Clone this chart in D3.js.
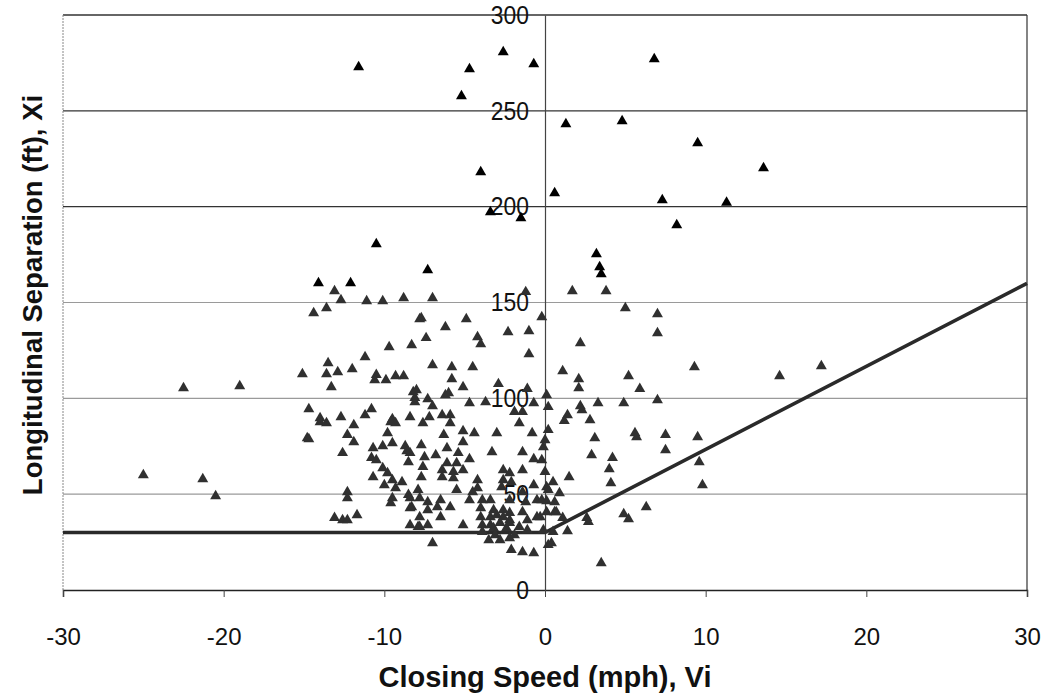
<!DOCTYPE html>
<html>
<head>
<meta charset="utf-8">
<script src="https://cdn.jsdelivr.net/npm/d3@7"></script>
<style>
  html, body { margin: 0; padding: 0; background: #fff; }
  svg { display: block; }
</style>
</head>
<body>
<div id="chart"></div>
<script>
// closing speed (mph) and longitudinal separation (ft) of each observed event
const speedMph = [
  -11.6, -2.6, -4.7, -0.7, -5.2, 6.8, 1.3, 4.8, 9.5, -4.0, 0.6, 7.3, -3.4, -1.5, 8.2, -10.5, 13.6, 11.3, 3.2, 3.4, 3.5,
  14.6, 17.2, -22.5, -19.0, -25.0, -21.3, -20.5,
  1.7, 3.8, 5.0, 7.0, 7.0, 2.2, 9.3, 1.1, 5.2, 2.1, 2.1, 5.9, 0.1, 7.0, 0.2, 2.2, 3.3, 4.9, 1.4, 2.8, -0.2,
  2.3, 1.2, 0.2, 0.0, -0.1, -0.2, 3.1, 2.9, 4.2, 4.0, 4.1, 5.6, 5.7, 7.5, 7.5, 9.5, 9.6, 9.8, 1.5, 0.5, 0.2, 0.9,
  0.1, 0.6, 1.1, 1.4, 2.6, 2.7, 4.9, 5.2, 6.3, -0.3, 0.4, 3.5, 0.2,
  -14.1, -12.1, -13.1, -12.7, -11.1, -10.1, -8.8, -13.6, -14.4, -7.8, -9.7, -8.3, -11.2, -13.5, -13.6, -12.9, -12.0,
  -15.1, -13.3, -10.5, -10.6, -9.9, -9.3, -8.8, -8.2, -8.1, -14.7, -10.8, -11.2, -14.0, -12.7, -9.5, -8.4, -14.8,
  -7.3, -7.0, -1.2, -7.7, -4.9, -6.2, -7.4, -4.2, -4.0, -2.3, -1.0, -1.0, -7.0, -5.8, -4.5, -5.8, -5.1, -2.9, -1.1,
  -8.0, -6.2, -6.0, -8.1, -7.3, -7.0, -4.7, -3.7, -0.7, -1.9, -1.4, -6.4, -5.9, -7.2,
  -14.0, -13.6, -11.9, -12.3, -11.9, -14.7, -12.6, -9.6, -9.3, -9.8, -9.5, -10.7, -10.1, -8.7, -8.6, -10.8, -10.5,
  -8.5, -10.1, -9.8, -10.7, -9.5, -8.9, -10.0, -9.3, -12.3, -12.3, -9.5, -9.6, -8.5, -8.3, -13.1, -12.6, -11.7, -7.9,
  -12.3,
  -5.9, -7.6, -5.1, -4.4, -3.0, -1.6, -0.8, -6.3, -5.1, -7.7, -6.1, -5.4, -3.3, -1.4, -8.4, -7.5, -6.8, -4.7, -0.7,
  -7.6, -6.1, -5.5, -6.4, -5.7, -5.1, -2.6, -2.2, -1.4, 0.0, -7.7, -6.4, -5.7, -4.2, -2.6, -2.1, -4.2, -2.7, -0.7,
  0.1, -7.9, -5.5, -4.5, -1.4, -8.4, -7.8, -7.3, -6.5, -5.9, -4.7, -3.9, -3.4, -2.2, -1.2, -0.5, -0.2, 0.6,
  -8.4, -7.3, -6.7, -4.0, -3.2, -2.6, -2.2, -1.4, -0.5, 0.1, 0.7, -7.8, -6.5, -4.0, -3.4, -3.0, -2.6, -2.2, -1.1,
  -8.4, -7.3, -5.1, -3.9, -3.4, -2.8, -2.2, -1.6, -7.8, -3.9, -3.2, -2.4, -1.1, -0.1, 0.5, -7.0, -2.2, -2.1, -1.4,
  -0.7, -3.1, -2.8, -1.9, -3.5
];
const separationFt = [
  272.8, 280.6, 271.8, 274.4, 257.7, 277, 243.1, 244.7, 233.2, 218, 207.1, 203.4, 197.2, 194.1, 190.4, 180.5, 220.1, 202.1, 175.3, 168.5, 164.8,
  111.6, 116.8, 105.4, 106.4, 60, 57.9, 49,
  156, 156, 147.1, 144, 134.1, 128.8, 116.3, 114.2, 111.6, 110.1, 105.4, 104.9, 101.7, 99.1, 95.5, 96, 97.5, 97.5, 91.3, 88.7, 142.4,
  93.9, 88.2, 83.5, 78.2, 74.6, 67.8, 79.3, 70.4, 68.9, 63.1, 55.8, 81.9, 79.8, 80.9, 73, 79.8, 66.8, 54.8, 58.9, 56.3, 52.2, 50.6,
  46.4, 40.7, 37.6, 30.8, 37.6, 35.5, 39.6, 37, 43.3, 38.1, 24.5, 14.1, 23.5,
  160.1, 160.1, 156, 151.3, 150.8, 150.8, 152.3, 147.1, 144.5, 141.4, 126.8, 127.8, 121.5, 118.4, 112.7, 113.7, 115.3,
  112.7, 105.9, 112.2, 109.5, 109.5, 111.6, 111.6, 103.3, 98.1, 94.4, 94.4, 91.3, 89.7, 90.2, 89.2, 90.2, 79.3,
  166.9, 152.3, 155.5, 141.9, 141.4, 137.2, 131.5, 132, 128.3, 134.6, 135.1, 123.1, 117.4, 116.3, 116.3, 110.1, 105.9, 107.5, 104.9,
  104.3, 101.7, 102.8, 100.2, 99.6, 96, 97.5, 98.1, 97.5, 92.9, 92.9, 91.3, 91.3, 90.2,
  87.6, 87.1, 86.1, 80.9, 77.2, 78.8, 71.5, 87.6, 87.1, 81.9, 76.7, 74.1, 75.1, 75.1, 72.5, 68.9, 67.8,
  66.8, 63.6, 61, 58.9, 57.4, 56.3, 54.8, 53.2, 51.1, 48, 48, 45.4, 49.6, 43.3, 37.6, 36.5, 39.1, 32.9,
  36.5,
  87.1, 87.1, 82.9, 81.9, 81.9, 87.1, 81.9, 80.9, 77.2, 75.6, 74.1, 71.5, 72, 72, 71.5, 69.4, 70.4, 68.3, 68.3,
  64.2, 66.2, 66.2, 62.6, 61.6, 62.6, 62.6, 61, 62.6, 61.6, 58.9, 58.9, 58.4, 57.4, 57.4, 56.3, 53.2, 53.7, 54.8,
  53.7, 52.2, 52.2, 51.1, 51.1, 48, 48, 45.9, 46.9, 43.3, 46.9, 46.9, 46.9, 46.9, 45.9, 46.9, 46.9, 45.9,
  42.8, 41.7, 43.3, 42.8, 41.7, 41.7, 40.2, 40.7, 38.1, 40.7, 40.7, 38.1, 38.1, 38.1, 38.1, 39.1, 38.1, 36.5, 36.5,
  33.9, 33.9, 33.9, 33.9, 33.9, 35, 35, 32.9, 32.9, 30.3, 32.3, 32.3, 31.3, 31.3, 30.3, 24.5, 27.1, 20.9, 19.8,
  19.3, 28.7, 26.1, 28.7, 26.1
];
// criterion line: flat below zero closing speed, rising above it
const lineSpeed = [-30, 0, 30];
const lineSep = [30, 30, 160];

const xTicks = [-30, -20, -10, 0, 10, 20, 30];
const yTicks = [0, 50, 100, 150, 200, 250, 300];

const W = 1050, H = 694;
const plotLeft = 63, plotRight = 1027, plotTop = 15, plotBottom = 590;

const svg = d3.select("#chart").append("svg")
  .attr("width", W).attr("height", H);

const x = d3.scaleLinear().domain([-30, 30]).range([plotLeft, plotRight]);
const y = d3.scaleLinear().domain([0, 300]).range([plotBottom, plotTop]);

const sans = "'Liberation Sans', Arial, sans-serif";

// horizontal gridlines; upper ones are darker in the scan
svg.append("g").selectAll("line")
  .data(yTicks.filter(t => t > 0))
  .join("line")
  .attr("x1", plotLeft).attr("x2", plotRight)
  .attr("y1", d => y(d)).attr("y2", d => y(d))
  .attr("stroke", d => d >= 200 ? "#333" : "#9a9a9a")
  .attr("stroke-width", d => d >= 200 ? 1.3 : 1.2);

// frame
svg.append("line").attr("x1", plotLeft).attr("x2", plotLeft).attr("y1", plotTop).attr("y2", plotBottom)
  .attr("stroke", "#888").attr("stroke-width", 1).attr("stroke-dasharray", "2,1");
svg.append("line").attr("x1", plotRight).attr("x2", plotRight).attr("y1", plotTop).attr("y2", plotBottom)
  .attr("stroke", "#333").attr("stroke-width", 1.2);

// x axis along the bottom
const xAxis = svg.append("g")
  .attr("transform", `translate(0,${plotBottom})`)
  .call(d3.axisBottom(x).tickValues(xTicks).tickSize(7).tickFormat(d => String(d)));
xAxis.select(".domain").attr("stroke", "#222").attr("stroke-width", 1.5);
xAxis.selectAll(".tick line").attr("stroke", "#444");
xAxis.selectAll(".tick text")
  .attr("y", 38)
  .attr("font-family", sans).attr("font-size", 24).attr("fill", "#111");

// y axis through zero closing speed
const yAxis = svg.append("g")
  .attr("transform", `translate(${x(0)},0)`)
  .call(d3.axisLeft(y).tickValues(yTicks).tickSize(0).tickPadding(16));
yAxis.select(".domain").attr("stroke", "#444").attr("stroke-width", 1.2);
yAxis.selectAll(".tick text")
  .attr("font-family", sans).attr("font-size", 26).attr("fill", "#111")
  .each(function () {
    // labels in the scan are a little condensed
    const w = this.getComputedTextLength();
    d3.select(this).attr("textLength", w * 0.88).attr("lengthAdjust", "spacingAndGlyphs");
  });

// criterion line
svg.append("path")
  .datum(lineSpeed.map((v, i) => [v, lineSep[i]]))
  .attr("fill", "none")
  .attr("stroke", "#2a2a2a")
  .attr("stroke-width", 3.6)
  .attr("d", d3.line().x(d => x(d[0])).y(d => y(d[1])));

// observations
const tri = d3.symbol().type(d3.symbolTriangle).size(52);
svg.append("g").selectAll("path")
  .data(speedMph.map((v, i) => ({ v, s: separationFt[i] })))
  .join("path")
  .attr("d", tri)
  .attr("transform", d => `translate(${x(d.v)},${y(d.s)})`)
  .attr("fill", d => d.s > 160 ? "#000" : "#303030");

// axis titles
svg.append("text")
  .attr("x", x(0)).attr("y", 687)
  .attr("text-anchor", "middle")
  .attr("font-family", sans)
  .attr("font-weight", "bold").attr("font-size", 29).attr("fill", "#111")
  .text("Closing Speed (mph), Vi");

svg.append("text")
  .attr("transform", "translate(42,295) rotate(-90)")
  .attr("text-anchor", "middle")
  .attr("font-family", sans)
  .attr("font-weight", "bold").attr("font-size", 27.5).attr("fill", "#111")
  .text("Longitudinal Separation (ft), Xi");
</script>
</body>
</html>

-------------------------

--- CHALLENGE ---
Show every line that contains the word "this".

--- OUTPUT OF THE TASK ---
Clone this chart in D3.js.
    const w = this.getComputedTextLength();
    d3.select(this).attr("textLength", w * 0.88).attr("lengthAdjust", "spacingAndGlyphs");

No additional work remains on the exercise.